## Exercise aim
Copy out exactly the lines from the start of the data to the line containing "y_ticks = [20, 25, 30, 35]". Include both.

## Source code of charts
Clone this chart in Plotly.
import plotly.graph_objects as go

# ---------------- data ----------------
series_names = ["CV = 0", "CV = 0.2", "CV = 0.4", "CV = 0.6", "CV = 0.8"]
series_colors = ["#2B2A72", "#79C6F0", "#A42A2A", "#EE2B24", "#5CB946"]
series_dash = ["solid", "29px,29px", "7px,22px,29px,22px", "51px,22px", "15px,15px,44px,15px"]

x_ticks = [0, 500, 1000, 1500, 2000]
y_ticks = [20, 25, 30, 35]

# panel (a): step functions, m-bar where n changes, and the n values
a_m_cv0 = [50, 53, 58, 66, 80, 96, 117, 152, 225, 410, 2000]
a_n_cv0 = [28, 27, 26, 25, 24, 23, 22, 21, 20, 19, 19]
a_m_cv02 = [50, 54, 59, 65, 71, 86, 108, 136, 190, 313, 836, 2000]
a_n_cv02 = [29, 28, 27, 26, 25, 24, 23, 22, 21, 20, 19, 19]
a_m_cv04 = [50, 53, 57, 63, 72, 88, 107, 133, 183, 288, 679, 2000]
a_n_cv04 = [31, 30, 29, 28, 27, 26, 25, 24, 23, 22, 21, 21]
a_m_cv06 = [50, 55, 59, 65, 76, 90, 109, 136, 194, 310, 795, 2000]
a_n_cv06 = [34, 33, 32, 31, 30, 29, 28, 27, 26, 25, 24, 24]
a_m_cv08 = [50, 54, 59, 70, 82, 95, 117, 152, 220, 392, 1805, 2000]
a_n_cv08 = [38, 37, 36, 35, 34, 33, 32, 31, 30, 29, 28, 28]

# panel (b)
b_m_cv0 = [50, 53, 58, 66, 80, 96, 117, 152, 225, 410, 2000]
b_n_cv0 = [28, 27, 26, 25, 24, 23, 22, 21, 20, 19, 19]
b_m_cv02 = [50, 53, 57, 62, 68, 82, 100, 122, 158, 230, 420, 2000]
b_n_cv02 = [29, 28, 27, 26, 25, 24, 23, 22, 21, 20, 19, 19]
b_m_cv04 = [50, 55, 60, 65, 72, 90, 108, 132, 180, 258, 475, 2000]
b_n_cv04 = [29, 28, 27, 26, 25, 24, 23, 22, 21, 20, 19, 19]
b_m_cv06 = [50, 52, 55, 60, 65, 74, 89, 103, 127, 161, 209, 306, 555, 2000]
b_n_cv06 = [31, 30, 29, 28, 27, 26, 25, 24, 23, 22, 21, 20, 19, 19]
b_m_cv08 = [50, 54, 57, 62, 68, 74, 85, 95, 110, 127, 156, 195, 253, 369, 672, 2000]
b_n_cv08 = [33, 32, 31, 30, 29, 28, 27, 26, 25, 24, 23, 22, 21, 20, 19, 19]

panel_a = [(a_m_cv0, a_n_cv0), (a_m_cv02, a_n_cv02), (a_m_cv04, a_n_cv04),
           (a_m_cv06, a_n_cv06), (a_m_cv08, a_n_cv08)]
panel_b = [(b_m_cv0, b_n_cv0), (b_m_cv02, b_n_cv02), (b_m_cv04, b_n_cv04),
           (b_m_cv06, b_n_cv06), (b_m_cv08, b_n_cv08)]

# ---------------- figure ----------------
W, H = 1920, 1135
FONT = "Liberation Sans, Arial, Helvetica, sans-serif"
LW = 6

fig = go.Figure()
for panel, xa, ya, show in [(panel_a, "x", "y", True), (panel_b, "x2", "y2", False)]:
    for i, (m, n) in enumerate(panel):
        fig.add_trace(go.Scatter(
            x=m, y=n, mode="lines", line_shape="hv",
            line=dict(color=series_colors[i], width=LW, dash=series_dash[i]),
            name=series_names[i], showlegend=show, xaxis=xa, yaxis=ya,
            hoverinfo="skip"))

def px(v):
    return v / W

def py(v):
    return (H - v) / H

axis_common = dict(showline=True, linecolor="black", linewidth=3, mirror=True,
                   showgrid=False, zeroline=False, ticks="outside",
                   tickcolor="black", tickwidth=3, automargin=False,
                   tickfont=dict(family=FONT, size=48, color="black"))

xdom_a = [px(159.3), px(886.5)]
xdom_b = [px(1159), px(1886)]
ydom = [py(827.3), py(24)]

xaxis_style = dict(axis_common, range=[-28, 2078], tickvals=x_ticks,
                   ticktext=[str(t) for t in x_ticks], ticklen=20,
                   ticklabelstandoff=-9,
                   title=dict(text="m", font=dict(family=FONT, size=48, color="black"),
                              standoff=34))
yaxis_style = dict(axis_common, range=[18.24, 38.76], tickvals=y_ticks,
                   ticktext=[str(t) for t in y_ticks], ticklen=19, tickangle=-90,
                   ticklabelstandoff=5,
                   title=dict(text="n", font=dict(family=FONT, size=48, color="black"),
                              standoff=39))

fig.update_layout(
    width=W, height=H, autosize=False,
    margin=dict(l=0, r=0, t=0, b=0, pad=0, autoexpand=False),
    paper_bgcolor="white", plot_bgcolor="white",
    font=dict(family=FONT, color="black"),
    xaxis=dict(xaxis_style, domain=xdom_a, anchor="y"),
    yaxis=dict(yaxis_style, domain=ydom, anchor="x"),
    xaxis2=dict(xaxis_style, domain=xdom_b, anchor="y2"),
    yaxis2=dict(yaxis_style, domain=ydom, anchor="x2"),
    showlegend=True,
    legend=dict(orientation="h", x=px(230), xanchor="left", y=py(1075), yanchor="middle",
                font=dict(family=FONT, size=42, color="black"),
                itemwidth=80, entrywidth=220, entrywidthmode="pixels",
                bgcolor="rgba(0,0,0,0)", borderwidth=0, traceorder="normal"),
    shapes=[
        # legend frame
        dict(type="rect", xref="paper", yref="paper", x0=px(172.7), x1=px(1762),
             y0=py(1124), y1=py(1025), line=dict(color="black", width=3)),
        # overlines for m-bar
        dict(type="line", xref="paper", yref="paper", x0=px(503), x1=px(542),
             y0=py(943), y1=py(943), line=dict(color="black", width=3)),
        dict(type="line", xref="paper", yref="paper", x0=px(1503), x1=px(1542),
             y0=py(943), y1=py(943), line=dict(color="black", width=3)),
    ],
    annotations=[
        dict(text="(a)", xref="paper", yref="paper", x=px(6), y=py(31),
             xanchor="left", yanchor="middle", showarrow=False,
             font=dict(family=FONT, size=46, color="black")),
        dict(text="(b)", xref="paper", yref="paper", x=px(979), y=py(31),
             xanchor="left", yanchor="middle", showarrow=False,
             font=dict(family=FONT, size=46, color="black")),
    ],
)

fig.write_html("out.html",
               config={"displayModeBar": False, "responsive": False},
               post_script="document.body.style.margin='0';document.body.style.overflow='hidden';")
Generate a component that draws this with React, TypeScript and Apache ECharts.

## Exercise answer
Clone this chart in Plotly.
import plotly.graph_objects as go

# ---------------- data ----------------
series_names = ["CV = 0", "CV = 0.2", "CV = 0.4", "CV = 0.6", "CV = 0.8"]
series_colors = ["#2B2A72", "#79C6F0", "#A42A2A", "#EE2B24", "#5CB946"]
series_dash = ["solid", "29px,29px", "7px,22px,29px,22px", "51px,22px", "15px,15px,44px,15px"]

x_ticks = [0, 500, 1000, 1500, 2000]
y_ticks = [20, 25, 30, 35]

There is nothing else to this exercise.